Wednesday, November 25, 2009

Science Fiction Past

I recently watched Colossus:  The Forbin Project, made in 1970, for the first time.  This computer-overthrows-its-masters flick impressed me more than I thought it would. The acting, music and camera work were all pretty good, at least according to my untutored taste.  At the time this movie came out, I was satisfying my science fiction needs with grade B Tokyo Monster Mashes and radiation-enlarged bug invasions.  (John Taine's The Iron Star, 1930, started the rage for mutations in sci-fi, which became very popular after the atom bomb.*)

I was a science fiction fan from early youth to High School.  I remember the Space Cat series of books from my youth: Space Cat Goes to Mars; Space Cat and the Kittens.  Robert Heinlein then Isaac Asimov were the favorites of my mature years. I got very picky about the kind of sci-fi I'd read.  No spells or wizards allowed; I wanted hard science.  Hard, but not too hard.  I hated stories wherein interstellar travel took years and years, and the crew was either in suspended animation or was spending their whole lives in space so their grandchildren could get to a new planet.  Screw that!  There had to be warp drives.

Another rebellious-computer movie, 2001: A Space Odyssey, came out a couple of years before Colossus.  The technology in 2001 thoroughly awed my 13-year-old self.. The stuff that should have awed me didn't.   The black monolith, the space baby, the philosophical implications of HAL's rebellion passed through me like water in a sieve.  Here was a serious sci-fi movie showing me, as accurately as it could, what space travel would be like in my lifetime.  Sure, they didn't have warp drives, but at least a person could get to the moon in relative comfort.  My future in space looked bright.
My sci-fi bug died off in college.  I no longer want to go to the moon.  An interesting article from the Guardian of London talks about the psychological problems the moon astronauts had after returning to Earth.**  After, all going into outer space is heaps different from going to sea.  Living in a space station would be like living in a very small shopping mall with no stores and really bad food.  And taking a walk on the deck requires a spacesuit.

*Brian Stableford Historical Dictionary of Science Fiction Literature, The Scarecrow Pr.: Lanham,MD, 2004. p.243.
**The Guide: Lost in Space: Space it's big and scary and does funny things to your brain. Andrew Mueller blasts off in search of the astronauts who left their marbles somewhere in the upper atmosphere. The Guardian (London) - Final Edition, March 31, 2007 Saturday, page 10.

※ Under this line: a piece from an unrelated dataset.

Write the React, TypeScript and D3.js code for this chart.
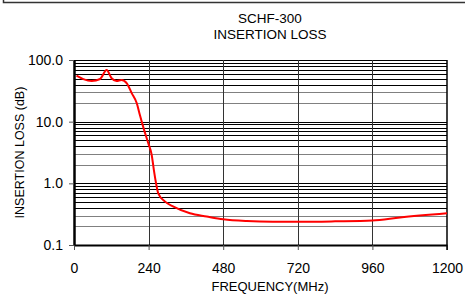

Thursday, November 19, 2009

Forecasting Interior Decorating Trends

The other day I watched The Illustrated Man, adapted from the Ray Bradbury collection of the same name.  A crazy bum, who is covered with tatoos, tells a young man he meets that a woman from the future did the "skin illustrations," which "come alive" if you look at them long enough.  This coming alive involves diversions to 3 short sci-fi stories.  It's the first story that concerns me here;  in it, the tatooed man and future woman live in the future in a futuristic house.  The scenery people for IM made the then-common assumption that future interior decorators would work entirely in white.  White walls. White floors.  White ceilings.  White furniture.  Why this whiteness?  One theory:  people in the future will like to show off the fact that they needn't opt for the darker colors that don't show dirt, since they have robots to keep everything spick and span.

The bum/future-man, played by Rod Steiger, complains about the economic necessity (in the future)of allowing people to work only six months out of the year.  What is he to do with that other six months?!  Why couldn't he brighten up his existence with some color?  Hook a red rug.  Buy a blue couch.  If he had invited his young son to help him paper the walls and paint the furniture, maybe they would have bonded.  And his wife and daughter could also have bonded while looking through decorating samples and buying fancy pillows. Interior decorating could have brought this family closer and perhaps the kids wouldn't have set the parents up to get killed.  Just a thought.